“Of course,” she began, “if you really think that I don’t know the difference between the report of a pistol and a rifle shot—”
He interrupted her.
“I was wrong,” he confessed. “Forgive me. You see, my head was a little turned. Some one did deliberately fire at me, and I believe it was from a grey racing-car. I couldn’t see who was driving it and it was out of sight almost at once.”
“But I never heard of such a thing!” she exclaimed. “Why on earth should they fire at you? You haven’t any enemies, have you?”
“Not that I know of,” he assured her.
She stepped from the car and came lightly over to his side.
“Take your handkerchief away,” she ordered. “Don’t be foolish. You forget that I am a certificated nurse.”
He raised his handkerchief and she looked for a moment at the long scar. Her face grew serious.
“Another half-inch,” she murmured,—“Hugh, what an abominable thing! A deliberate attempt at murder here, at nine o’clock in the morning, in the Park! I can’t understand it.”
“Well, I’ve been under fire before,” he remarked, smiling.
“Get into my car at once,” she directed. “I’ll drive you to a chemist’s and put something on that. You can’t go about as you are, and it will have healed up then in a day or two.”
He obeyed at once and she drove off.
“Of course, I’m a little bewildered about it still,” she went on. “I suppose you ought to go to the police-station. It was really a deliberate attempt at assassination, wasn’t it? If you had been—”
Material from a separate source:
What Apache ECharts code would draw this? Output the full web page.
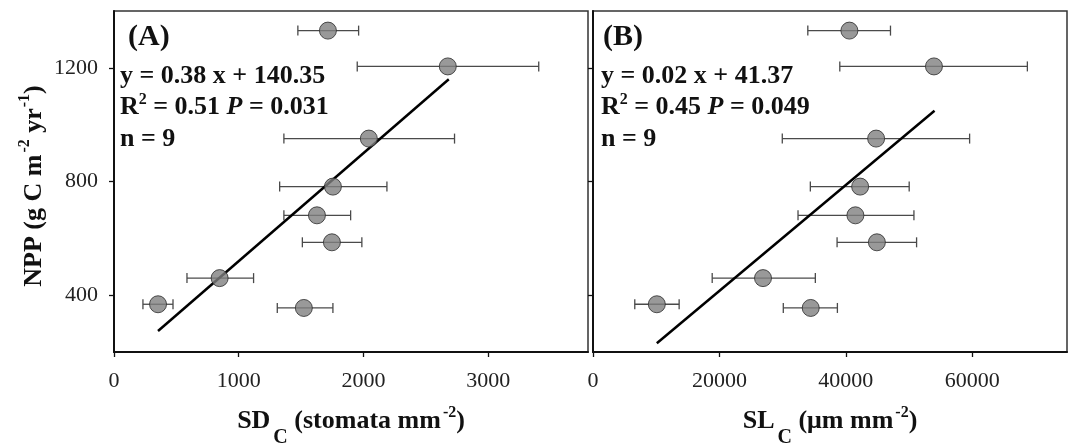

She paused and he completed her sentence with a humorous twinkle in his eyes.
“If I had been a person of importance, eh? Well, you see, even I must have been in somebody’s way.”
She drove in silence for some little distance.
“Hugh,” she asked abruptly, “why did the War Office send you down to Market Burnham after that Zeppelin raid?”
His face was suddenly immovable. He turned his head very slightly.
“Did Granet tell you that?”
She nodded.
“Captain Granet came to see me yesterday afternoon. He seemed as much surprised as I was. You were a little hard on him, weren’t you?”
“I think not!”
“But why were you sent down?” she persisted. “I can’t imagine what you have to do with a Zeppelin raid.”
He shrugged his shoulders.
“I really don’t think it is worth while your bothering about the bandage,” he said.
“Hugh, you make me so angry!” she exclaimed. “Of course, you may say that I haven’t the right to ask, but still I can’t see why you should be so mysterious. . . . Here’s the chemist’s. Now come inside with me, please.”
He followed her obediently into the shop at the top of Trafalgar Square. She dressed his wound deftly and adjusted a bandage around his head.
“If you keep that on all day,” she said, “I think—but I forgot. I was treating you like an ordinary patient. Don’t laugh at me, sir. I am sure none of your professional nurses could have tied that up any better.”